Topic: Hotend Fail...
This one's my fault:
I came home after starting an hour long print, to find the thermistor had come untaped from the hotend. That caused the printer to send max power to the resistor, while stopping extrusion at the same time ("cold extrusion prevented"). Ironically, had the extrusion continued, it is unlikely that any damage would have resulted - I'm at 90% average power while printing, so 100% would have likely just bumped it up 15 degrees or so.

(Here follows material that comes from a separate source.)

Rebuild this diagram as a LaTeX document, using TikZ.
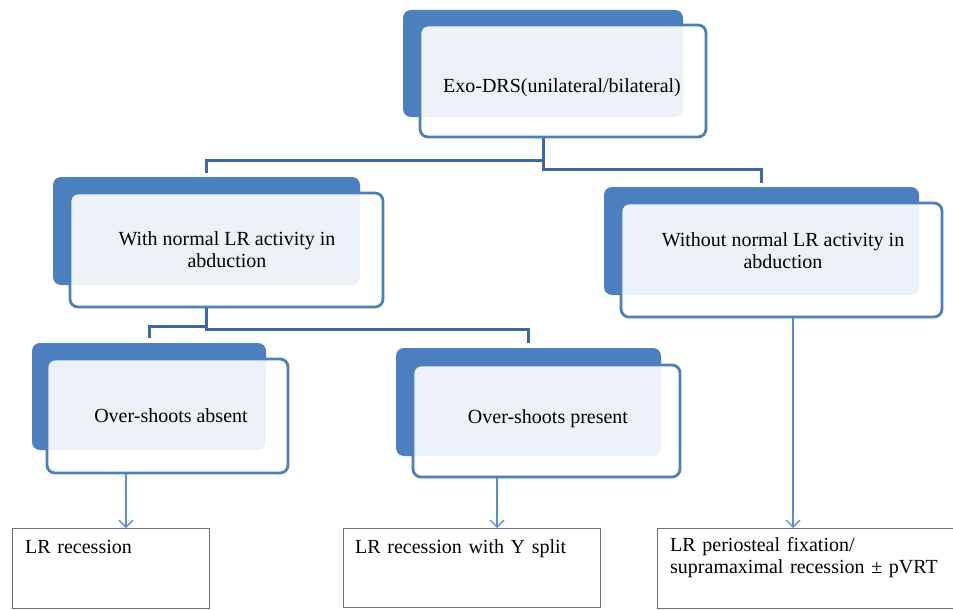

Anyway, looks like the PEEK melted, then it got so hot that the resistor actually burned up, or went open circuit. Its resistance is >2Mohms now. In fact, it looks like it got so hot that the acrylic (?) ring around the PEEK started to bubble.
So, my question for you: If you had to start from square one on a hotend, where would you begin?
I've been looking at this PEEK:
http://www.mcmaster.com/#1595A13
It's self lubricating (with PTFE, so I wonder if I could get away with not using the liner. At $28/foot, I could make 12 for what I pay for one from Solidoodle.
It seems like every hot end I find has PTFE. Why? Is PEEK really that sticky?
EDIT: Did some research:
http://research.me.udel.edu/~dlburris/papers/JA9.pdf
The second author on the paper is actually a professor I know here at UF. Small world!
Anyway, it looks like the friction coefficients for plastic/metal look like this:
100% PTFE: 0.135
50/50 PTFE/PEEK: 0.11
100% PEEK: 0.36
Interesting. So, at least for contact with metals, PTFE is 3x slipperier. McMaster rates PEEK at 0.18-0.40, and carbon filled PEEK (what I'm suggesting) at 0.21. They rate PTFE at 0.05-0.10.
I bet it'll work. especially with a stainless barrel like the one from QU-BD, instead of the brass (?) one from SD.